**Task instructions**
The lines from the top of the material below through the line containing "ax = fig.add_axes([left" are to be printed exactly, with pictures omitted.

====================

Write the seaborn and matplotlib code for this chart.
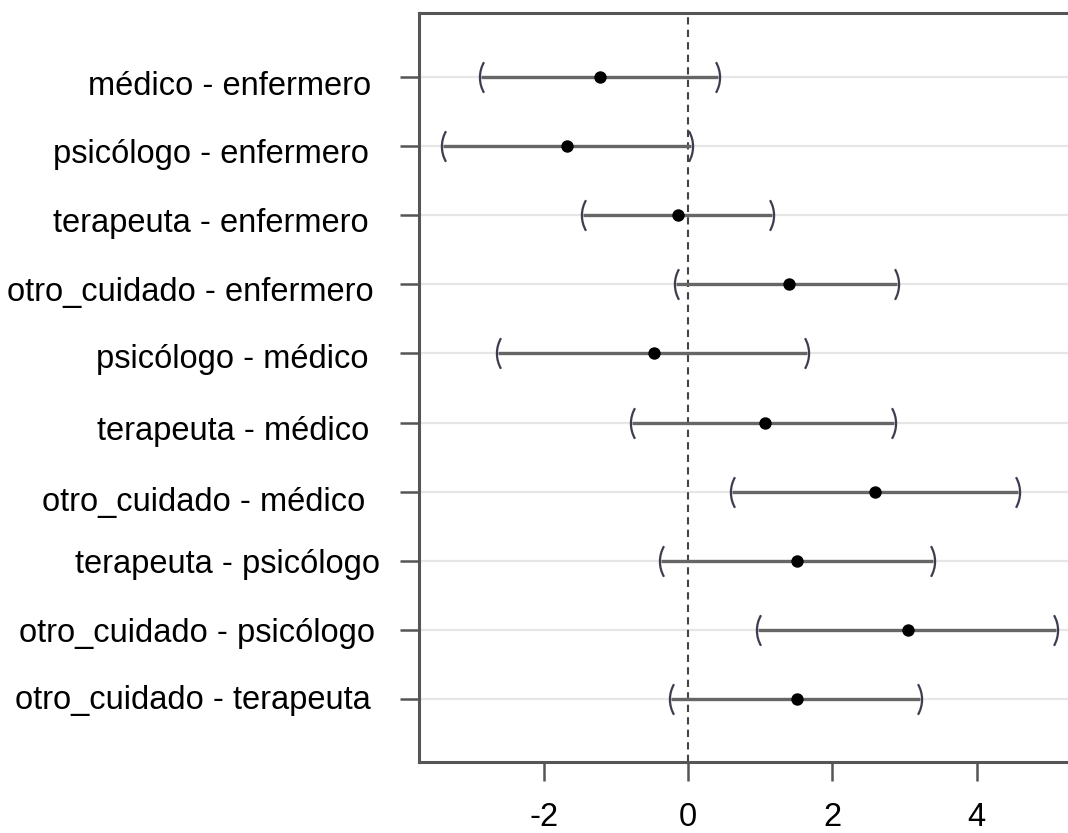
import matplotlib
matplotlib.use("Agg")
import matplotlib.pyplot as plt
from matplotlib.path import Path
from matplotlib.transforms import ScaledTranslation
import seaborn as sns
import pandas as pd

comparisons = [
    "médico - enfermero",
    "psicólogo - enfermero",
    "terapeuta - enfermero",
    "otro_cuidado - enfermero",
    "psicólogo - médico",
    "terapeuta - médico",
    "otro_cuidado - médico",
    "terapeuta - psicólogo",
    "otro_cuidado - psicólogo",
    "otro_cuidado - terapeuta",
]
diff = [-1.22, -1.67, -0.14, 1.40, -0.47, 1.06, 2.59, 1.51, 3.05, 1.51]
lwr = [-2.87, -3.40, -1.46, -0.16, -2.63, -0.77, 0.61, -0.38, 0.97, -0.23]
upr = [0.41, 0.04, 1.17, 2.90, 1.65, 2.86, 4.57, 3.40, 5.10, 3.22]
xticks = [-2, 0, 2, 4]

# per-label placement nudges (pixels) to mimic the reference's label layout
label_dx = [0.7, -2, -2, 2.7, -2.3, -1.7, -6, 9.3, 4, 0]
label_baseline = [18.3, 16.7, 16.3, 16.3, 14.3, 17.7, 19.3, 12.3, 11.7, 10]

df = pd.DataFrame({"comp": comparisons, "diff": diff, "lwr": lwr, "upr": upr})
df["pos"] = range(1, len(df) + 1)

sns.set_theme(style="white")
plt.rcParams["font.family"] = ["Liberation Sans", "DejaVu Sans"]


def paren_marker(left_side=True):
    arc = Path.arc(150, 210) if left_side else Path.arc(-30, 30)
    v = arc.vertices.copy()
    v[:, 0] -= v[:, 0].mean()
    return Path(v, arc.codes)


W, H = 1068, 833
fig = plt.figure(figsize=(W / 100, H / 100), dpi=100)
left, right, top, bottom = 419, 1068, 13, 762
ax = fig.add_axes([left / W, (H - bottom) / H, (right - left) / W, (bottom - top) / H])

spine_c = "#555555"
for p in df["pos"]:
    ax.axhline(p, color="#e6e6e6", lw=1.6, zorder=0)
ax.axvline(0, color="#444444", lw=1.5, ls=(0, (3.5, 2.5)), zorder=1)

ax.hlines(df["pos"], df["lwr"], df["upr"], color="#666666", lw=2.4, zorder=2)
ax.plot(df["lwr"], df["pos"], ls="none", marker=paren_marker(True), markersize=22,
        markerfacecolor="none", markeredgecolor="#3d3d50", markeredgewidth=1.6, zorder=3)
ax.plot(df["upr"], df["pos"], ls="none", marker=paren_marker(False), markersize=22,
        markerfacecolor="none", markeredgecolor="#3d3d50", markeredgewidth=1.6, zorder=3)
sns.scatterplot(data=df, x="diff", y="pos", ax=ax, color="black", s=80,
                edgecolor="black", linewidth=0, zorder=4)

ax.set_xlim((left - 688) / 72.2, (right - 688) / 72.2)
ax.set_ylim(10.91, 0.074)
ax.set_xticks(xticks)
ax.set_xticklabels([str(t) for t in xticks])
ax.set_yticks(df["pos"])
ax.set_yticklabels(df["comp"])
ax.set_xlabel("")
ax.set_ylabel("")

for s in ["left", "top", "bottom"]:
    ax.spines[s].set_color(spine_c)
    ax.spines[s].set_linewidth(2.2)
ax.spines["right"].set_visible(False)

ax.tick_params(axis="both", which="major", direction="out", length=14, width=1.8,
               color=spine_c, labelsize=23.5, labelcolor="black")
ax.tick_params(axis="y", pad=19.9, left=True)
ax.tick_params(axis="x", pad=15, bottom=True)

for lab, dx, dy in zip(ax.get_yticklabels(), label_dx, label_baseline):
    lab.set_verticalalignment("baseline")
    lab.set_transform(lab.get_transform()
                      + ScaledTranslation((dx - 1) / 100, -dy / 100, fig.dpi_scale_trans))

fig.savefig("out.png", dpi=100)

====================

**Result of the exercise**
Write the seaborn and matplotlib code for this chart.
import matplotlib
matplotlib.use("Agg")
import matplotlib.pyplot as plt
from matplotlib.path import Path
from matplotlib.transforms import ScaledTranslation
import seaborn as sns
import pandas as pd

comparisons = [
    "médico - enfermero",
    "psicólogo - enfermero",
    "terapeuta - enfermero",
    "otro_cuidado - enfermero",
    "psicólogo - médico",
    "terapeuta - médico",
    "otro_cuidado - médico",
    "terapeuta - psicólogo",
    "otro_cuidado - psicólogo",
    "otro_cuidado - terapeuta",
]
diff = [-1.22, -1.67, -0.14, 1.40, -0.47, 1.06, 2.59, 1.51, 3.05, 1.51]
lwr = [-2.87, -3.40, -1.46, -0.16, -2.63, -0.77, 0.61, -0.38, 0.97, -0.23]
upr = [0.41, 0.04, 1.17, 2.90, 1.65, 2.86, 4.57, 3.40, 5.10, 3.22]
xticks = [-2, 0, 2, 4]

# per-label placement nudges (pixels) to mimic the reference's label layout
label_dx = [0.7, -2, -2, 2.7, -2.3, -1.7, -6, 9.3, 4, 0]
label_baseline = [18.3, 16.7, 16.3, 16.3, 14.3, 17.7, 19.3, 12.3, 11.7, 10]

df = pd.DataFrame({"comp": comparisons, "diff": diff, "lwr": lwr, "upr": upr})
df["pos"] = range(1, len(df) + 1)

sns.set_theme(style="white")
plt.rcParams["font.family"] = ["Liberation Sans", "DejaVu Sans"]


def paren_marker(left_side=True):
    arc = Path.arc(150, 210) if left_side else Path.arc(-30, 30)
    v = arc.vertices.copy()
    v[:, 0] -= v[:, 0].mean()
    return Path(v, arc.codes)


W, H = 1068, 833
fig = plt.figure(figsize=(W / 100, H / 100), dpi=100)
left, right, top, bottom = 419, 1068, 13, 762
ax = fig.add_axes([left / W, (H - bottom) / H, (right - left) / W, (bottom - top) / H])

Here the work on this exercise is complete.